В его словах нет жалобы. Только констатация факта. Таков наш удел. Даже у беглецов. Но когда он уходит, оставив половину своей добычи мне, я понимаю, что в этом холодном мире, среди руин, мы создаем нечто новое. Не стаю. Не семью. Нечто более хрупкое и ценное – место, куда всегда можно вернуться.
* * *
Давайте я расскажу вам немного о себе.
Осознанное мышление у меня появилось где-то к седьмому году жизни. Если это, конечно, можно назвать жизнью. Обычно Спейсеры осознают свою личность к десяти годам, а до этого времени нами движут животные инстинкты, и никакого разума. Слышите? Ни-ка-ко-го!
Это не просто детская глупость. Это… первобытный ужас. Ты – чистый инстинкт в оболочке, которая еще не стала твоей. Воспоминания смазанные, обрывочные, как клочки шерсти, застрявшие в памяти. Помню запах дезинфекции, вкус жидкой питательной смеси, железные прутья загона и постоянный, животный страх. И да, если вы встретили мальчика-волчонка – бегите! Иначе он задерет вас как настоящий хищник. Мы не играли. Мы выживали. Дрались за еду, за место, за взгляд надзирателя. Без мыслей, без жалости, только злоба и страх.
А потом… пришло «Озарение». Это не был один миг. Это как просыпаться несколько недель. Сначала ты просто замечаешь, что твоя лапа – это твоя рука. Потом понимаешь, что звуки, которые ты издаешь, могут складываться в слова. А потом, в один ужасный и прекрасный день, ты смотришь на свое отражение в полированном полу и думаешь: «Это – я?».
И вместе с этим «Я» приходит осознание всего остального. Ты – вещь. Собственность. И все твое «проснувшееся» сознание, все эти новые, сложные мысли и чувства – никому не нужны. Ты должна служить. Молчать. Подчиняться.
Вот почему я здесь. Потому что однажды я проснулась и не смогла снова уснуть. Не смогла забыть, что я – это я. И предпочла свободу в грязи рабству в золотой клетке.
Рыжий… он проснулся поздно. Говорит, в девять с половиной. Может, поэтому в его глазах до сих пор иногда мелькает та самая, первобытная дикость. Та, что была до мыслей. И я ее понимаю. Лучше, чем кто-либо.
О чем это я? Ах, да… дальше были постоянные пытки. Вживление чипа. Проверки на агрессию. И боль. Очень много физической боли. Они не называли это пытками, конечно. «Корректировка поведения», «адаптационная терапия», «стимуляция послушания». Когда людишки поняли, что мы их слушаем – ну, хотя бы не кусаемся по команде – сразу выставляют на продажу.

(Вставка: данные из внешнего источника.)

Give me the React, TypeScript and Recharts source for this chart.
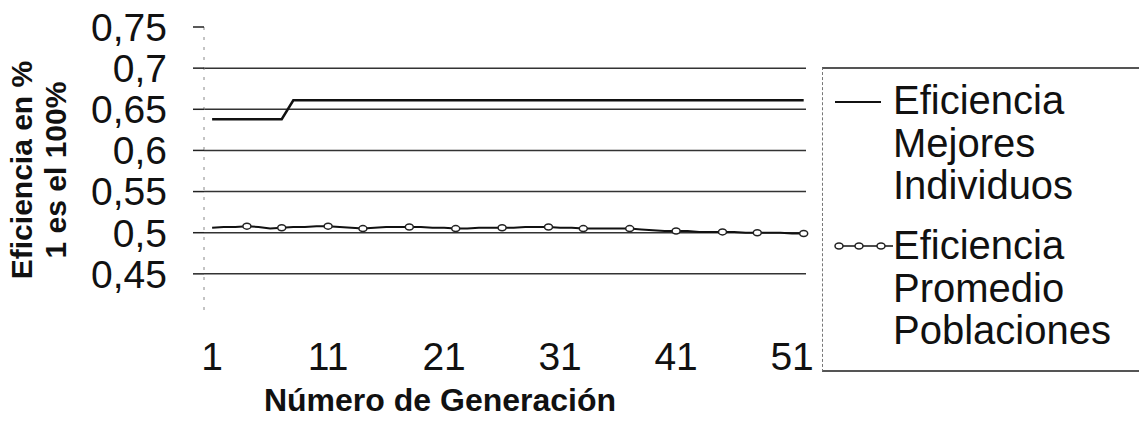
import React from 'react'
import {
  LineChart,
  Line,
  XAxis,
  YAxis,
  ReferenceLine,
} from 'recharts'

const generations = Array.from({ length: 52 }, (_, i) => i + 1)

// best individual per generation
const mejores = [
  0.638, 0.638, 0.638, 0.638, 0.638, 0.638, 0.638, 0.661, 0.661, 0.661,
  0.661, 0.661, 0.661, 0.661, 0.661, 0.661, 0.661, 0.661, 0.661, 0.661,
  0.661, 0.661, 0.661, 0.661, 0.661, 0.661, 0.661, 0.661, 0.661, 0.661,
  0.661, 0.661, 0.661, 0.661, 0.661, 0.661, 0.661, 0.661, 0.661, 0.661,
  0.661, 0.661, 0.661, 0.661, 0.661, 0.661, 0.661, 0.661, 0.661, 0.661,
  0.661, 0.661,
]

// population average per generation
const promedio = [
  0.506, 0.507, 0.507, 0.508, 0.507, 0.505, 0.506, 0.507, 0.507, 0.508,
  0.508, 0.507, 0.506, 0.505, 0.506, 0.507, 0.507, 0.507, 0.507, 0.506,
  0.506, 0.505, 0.505, 0.506, 0.506, 0.506, 0.506, 0.507, 0.507, 0.507,
  0.506, 0.506, 0.505, 0.505, 0.505, 0.505, 0.505, 0.504, 0.503, 0.502,
  0.502, 0.502, 0.501, 0.501, 0.501, 0.501, 0.5, 0.5, 0.5, 0.5,
  0.499, 0.499,
]

// generations where the scanned series shows a marker
const markerGens = [4, 7, 11, 14, 18, 22, 26, 30, 33, 37, 41, 45, 48, 52]

const xTicks = [1, 11, 21, 31, 41, 51]
const yTicks = [0.45, 0.5, 0.55, 0.6, 0.65, 0.7, 0.75]
const gridValues = [0.45, 0.5, 0.55, 0.6, 0.65, 0.7]

const seriesNames = {
  mejores: ['Eficiencia', 'Mejores', 'Individuos'],
  promedio: ['Eficiencia', 'Promedio', 'Poblaciones'],
}

const FONT = '"Liberation Sans", Arial, sans-serif'

const data = generations.map((gen, i) => ({
  gen,
  mejores: mejores[i],
  promedio: promedio[i],
}))

const fmt = (v: number) => String(v).replace('.', ',')

const MarkerDot = (props: any) => {
  const { cx, cy, payload, index } = props
  if (!markerGens.includes(payload.gen)) return <g key={`d-${index}`} />
  return (
    <ellipse
      key={`d-${index}`}
      cx={cx}
      cy={cy}
      rx={4}
      ry={3}
      fill="#fff"
      stroke="#222"
      strokeWidth={1.5}
    />
  )
}

const LegendBox = () => {
  const row = { height: 42.5, lineHeight: '42.5px' }
  return (
    <div
      style={{
        position: 'absolute',
        left: 822,
        top: 67,
        width: 330,
        height: 305,
        borderTop: '2px solid #555',
        borderBottom: '2px solid #555',
        borderLeft: '1.5px dashed #777',
        fontFamily: FONT,
        fontSize: 40,
        color: '#111',
        boxSizing: 'border-box',
      }}
    >
      <svg
        width={60}
        height={10}
        style={{ position: 'absolute', left: 12, top: 28 }}
      >
        <line x1={0} x2={46} y1={5} y2={5} stroke="#111" strokeWidth={2} />
      </svg>
      <div style={{ position: 'absolute', left: 70, top: 10 }}>
        {seriesNames.mejores.map((t) => (
          <div key={t} style={row}>{t}</div>
        ))}
      </div>
      <svg
        width={70}
        height={12}
        style={{ position: 'absolute', left: 10, top: 171 }}
      >
        <line x1={4} x2={60} y1={6} y2={6} stroke="#111" strokeWidth={1.5} />
        {[6, 26, 48].map((cx) => (
          <ellipse key={cx} cx={cx} cy={6} rx={4} ry={3} fill="#fff" stroke="#222" strokeWidth={1.5} />
        ))}
      </svg>
      <div style={{ position: 'absolute', left: 70, top: 155 }}>
        {seriesNames.promedio.map((t) => (
          <div key={t} style={row}>{t}</div>
        ))}
      </div>
    </div>
  )
}

export default function App() {
  return (
    <div
      style={{
        position: 'fixed',
        left: 0,
        top: 0,
        width: 1139,
        height: 428,
        background: '#fff',
        overflow: 'hidden',
      }}
    >
      <LineChart
        width={1139}
        height={428}
        data={data}
        margin={{ top: 27, right: 333, bottom: 53, left: 0 }}
      >
        <XAxis
          dataKey="gen"
          type="number"
          domain={[0.3, 52.2]}
          ticks={xTicks}
          interval={0}
          axisLine={false}
          tickLine={false}
          tickSize={0}
          tickMargin={27}
          height={60}
          tick={{ fontSize: 39, fill: '#111', fontFamily: FONT }}
        />
        <YAxis
          type="number"
          domain={[0.4, 0.75]}
          ticks={yTicks}
          interval={0}
          width={204}
          tickFormatter={fmt}
          tickSize={11}
          tickMargin={26}
          axisLine={{ stroke: '#888', strokeDasharray: '3 7' }}
          tickLine={{ stroke: '#222', strokeWidth: 1.5 }}
          tick={{ fontSize: 39, fill: '#111', fontFamily: FONT }}
        />
        {gridValues.map((v) => (
          <ReferenceLine key={v} y={v} stroke="#333" strokeWidth={1.5} />
        ))}
        <Line
          dataKey="mejores"
          name="Eficiencia Mejores Individuos"
          type="linear"
          stroke="#111"
          strokeWidth={2.5}
          dot={false}
          isAnimationActive={false}
        />
        <Line
          dataKey="promedio"
          name="Eficiencia Promedio Poblaciones"
          type="linear"
          stroke="#111"
          strokeWidth={2}
          dot={MarkerDot}
          activeDot={false}
          isAnimationActive={false}
        />
      </LineChart>
      <LegendBox />
      <div
        style={{
          position: 'absolute',
          left: 39,
          top: 170,
          transform: 'translate(-50%, -50%) rotate(-90deg)',
          fontFamily: FONT,
          fontWeight: 'bold',
          fontSize: 30,
          lineHeight: '34px',
          textAlign: 'center',
          whiteSpace: 'nowrap',
          color: '#111',
        }}
      >
        <div>Eficiencia en %</div>
        <div>1 es el 100%</div>
      </div>
      <div
        style={{
          position: 'absolute',
          left: 440,
          top: 400,
          transform: 'translate(-50%, -50%)',
          fontFamily: FONT,
          fontWeight: 'bold',
          fontSize: 32,
          whiteSpace: 'nowrap',
          color: '#111',
        }}
      >
        Número de Generación
      </div>
    </div>
  )
}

Сначала меня купила бабуля. Она тосковала по своей умершей внучке. Она была… странная. Глаза мутные, руки дрожат. Называла меня не серийным номером, а «Ласточкой». Гладила мои уши и шептала сказки. Ей было все равно, что я Спейсер. Она видела во мне призрак другого ребенка. Это было жутко, но не больно. Я даже привыкла. Но бабуля та… не прожила и года. Меня снова забрали в Центр. «Актив возвращен в пул по причине смерти владельца».
Потом купили очень богатые люди. Очень. У них была целая коллекция таких пешек, как я. Разной касты и цены. Псовые-охранники, птичьи-пилоты, пара рептилий для престижа. А я была… живой игрушкой для их дочки. Девчонка-хозяйка была настолько невменяемой, что мои дни в клетке с бабулей казались раем. Она могла заставить меня часами сидеть неподвижно, «как фарфоровая кукла». А если я моргала – била током. Рисовала мне на лице фломастером. Дергала за хвост, чтобы посмотреть, зашиплю я или нет. Ее развлечением было посылать болевой импульс и смотреть, как я дергаюсь.
Чип вытащить не удалось. Он слишком глубоко, датчики движения есть. Но я сбежала. Просто в одну ночь, когда все уснули, я перегрызла решетку на окне (спасибо тигриным генам) и ушла в темноту. И уже три года меня никто не ищет. Денег-то у них хоть жопой жуй. Видимо, купили другую игрушку. Меня списали, как сломанную куклу.
И знаете что? Я этому рада. Лучше быть сломанной куклой в груде мусора, чем целой – в стеклянной витрине.